» **Given records**

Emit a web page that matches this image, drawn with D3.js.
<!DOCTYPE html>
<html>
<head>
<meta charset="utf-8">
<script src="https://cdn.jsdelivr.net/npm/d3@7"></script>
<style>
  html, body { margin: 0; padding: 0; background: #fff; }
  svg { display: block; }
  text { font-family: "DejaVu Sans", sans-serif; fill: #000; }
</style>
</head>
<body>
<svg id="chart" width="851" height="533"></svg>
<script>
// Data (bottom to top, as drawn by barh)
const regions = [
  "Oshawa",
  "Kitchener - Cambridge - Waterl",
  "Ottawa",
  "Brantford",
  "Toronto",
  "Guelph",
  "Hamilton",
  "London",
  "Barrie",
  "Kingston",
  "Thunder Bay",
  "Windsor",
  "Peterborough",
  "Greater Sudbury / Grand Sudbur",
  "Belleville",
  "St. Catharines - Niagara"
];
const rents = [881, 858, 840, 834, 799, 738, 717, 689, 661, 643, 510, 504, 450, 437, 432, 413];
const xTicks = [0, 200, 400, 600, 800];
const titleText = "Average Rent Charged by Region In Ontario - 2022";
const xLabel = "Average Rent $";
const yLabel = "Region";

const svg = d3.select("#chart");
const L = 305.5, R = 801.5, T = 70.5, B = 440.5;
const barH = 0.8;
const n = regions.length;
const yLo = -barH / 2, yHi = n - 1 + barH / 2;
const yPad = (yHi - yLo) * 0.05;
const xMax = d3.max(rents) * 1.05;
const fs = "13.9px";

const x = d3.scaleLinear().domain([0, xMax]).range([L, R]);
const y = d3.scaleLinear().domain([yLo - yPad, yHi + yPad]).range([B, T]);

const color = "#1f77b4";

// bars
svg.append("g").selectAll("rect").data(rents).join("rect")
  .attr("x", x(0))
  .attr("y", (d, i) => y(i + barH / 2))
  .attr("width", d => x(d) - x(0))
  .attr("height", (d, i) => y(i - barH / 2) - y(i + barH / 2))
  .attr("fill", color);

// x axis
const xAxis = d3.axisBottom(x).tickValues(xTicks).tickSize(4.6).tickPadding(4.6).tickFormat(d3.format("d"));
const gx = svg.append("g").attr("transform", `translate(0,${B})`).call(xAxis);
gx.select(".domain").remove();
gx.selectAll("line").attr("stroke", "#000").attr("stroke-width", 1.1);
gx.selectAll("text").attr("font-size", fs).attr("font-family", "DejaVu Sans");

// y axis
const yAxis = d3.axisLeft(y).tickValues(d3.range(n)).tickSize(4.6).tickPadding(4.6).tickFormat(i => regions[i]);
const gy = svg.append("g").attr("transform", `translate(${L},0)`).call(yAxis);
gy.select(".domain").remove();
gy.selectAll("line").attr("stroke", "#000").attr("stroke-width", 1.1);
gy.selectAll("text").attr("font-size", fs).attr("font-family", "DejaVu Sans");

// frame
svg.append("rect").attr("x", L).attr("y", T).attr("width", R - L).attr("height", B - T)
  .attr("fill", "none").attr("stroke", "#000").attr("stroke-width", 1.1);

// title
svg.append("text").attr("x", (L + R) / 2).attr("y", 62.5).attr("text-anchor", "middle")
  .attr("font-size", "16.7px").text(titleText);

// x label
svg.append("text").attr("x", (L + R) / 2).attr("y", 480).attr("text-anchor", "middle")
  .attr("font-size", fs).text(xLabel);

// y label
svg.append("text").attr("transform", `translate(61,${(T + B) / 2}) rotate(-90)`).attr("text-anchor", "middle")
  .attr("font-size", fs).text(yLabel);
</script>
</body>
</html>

---

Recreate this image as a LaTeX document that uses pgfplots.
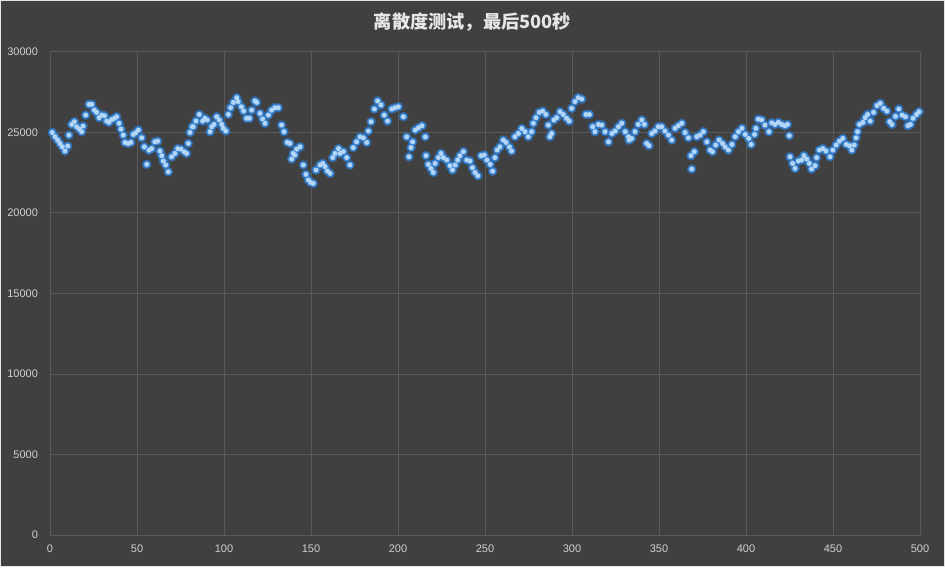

---

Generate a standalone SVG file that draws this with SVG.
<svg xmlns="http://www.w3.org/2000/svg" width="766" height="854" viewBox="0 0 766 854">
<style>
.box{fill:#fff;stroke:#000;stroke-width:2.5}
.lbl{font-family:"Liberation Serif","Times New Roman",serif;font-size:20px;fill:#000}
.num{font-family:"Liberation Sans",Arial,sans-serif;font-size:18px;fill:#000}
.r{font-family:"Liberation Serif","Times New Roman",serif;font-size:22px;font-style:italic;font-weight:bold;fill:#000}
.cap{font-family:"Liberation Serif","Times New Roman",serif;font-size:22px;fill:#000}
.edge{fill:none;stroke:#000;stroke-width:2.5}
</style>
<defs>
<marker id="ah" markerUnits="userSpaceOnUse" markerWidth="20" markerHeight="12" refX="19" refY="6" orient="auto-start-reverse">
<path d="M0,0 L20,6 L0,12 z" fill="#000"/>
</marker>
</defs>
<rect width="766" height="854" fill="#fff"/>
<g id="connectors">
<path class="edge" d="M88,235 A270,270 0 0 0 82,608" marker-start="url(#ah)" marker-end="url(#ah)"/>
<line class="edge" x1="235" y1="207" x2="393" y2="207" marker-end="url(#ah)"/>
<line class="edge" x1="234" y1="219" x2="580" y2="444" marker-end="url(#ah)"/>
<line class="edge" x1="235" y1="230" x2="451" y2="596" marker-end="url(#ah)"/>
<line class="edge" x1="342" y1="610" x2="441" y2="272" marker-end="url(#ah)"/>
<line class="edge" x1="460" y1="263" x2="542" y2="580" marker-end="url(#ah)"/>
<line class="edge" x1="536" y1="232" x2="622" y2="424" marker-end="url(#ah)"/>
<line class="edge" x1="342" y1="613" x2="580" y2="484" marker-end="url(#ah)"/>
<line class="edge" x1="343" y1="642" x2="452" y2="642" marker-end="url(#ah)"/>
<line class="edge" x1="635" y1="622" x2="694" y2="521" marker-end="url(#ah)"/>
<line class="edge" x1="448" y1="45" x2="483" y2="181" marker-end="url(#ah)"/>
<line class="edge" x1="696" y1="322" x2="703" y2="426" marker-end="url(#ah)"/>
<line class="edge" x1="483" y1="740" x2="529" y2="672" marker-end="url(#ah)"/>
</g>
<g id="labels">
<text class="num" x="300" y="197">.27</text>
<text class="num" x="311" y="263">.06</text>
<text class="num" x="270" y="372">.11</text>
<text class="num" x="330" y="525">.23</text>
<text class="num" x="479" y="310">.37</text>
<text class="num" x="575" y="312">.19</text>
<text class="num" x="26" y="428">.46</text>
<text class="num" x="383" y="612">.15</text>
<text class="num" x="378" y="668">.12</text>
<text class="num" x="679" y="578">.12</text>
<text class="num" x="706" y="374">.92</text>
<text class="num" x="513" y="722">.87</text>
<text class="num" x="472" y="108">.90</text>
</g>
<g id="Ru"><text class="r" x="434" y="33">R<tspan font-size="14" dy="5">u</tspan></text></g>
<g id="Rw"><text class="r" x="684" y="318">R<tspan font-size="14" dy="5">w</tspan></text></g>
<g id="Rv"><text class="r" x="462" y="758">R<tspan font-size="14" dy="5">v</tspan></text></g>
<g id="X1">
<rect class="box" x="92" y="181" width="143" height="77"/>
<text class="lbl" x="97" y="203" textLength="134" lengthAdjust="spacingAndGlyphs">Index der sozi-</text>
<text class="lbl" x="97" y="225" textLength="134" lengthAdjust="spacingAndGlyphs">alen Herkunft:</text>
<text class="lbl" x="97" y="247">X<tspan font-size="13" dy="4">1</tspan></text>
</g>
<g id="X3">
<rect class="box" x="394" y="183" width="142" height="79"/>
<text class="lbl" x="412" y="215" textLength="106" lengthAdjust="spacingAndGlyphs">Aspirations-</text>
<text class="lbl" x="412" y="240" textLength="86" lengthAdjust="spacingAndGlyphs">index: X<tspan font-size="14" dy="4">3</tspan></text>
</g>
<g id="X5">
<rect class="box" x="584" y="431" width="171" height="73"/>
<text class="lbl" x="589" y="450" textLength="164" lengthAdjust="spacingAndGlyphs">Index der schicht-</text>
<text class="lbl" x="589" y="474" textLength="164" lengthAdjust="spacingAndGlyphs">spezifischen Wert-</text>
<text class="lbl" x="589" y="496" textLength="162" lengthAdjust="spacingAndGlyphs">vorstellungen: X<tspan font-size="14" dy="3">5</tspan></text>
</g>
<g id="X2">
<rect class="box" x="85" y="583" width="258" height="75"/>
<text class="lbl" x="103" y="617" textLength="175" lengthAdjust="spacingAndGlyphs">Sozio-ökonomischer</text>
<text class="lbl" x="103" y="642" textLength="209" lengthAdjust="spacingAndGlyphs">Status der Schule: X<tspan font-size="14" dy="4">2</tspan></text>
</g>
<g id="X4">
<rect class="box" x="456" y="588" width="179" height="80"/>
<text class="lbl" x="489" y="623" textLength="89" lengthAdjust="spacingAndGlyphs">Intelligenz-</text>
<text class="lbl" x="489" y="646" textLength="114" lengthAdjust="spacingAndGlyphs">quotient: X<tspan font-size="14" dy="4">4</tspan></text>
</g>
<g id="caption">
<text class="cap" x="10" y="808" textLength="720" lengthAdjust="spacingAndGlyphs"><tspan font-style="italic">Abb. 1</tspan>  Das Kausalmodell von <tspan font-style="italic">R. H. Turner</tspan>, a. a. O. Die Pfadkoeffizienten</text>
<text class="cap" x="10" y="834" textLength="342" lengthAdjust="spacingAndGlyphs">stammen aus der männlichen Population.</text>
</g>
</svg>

» **What needs to be done**
Every line that holds the word "drawn" should be extracted.

» **Result of this task**
Emit a web page that matches this image, drawn with D3.js.
// Data (bottom to top, as drawn by barh)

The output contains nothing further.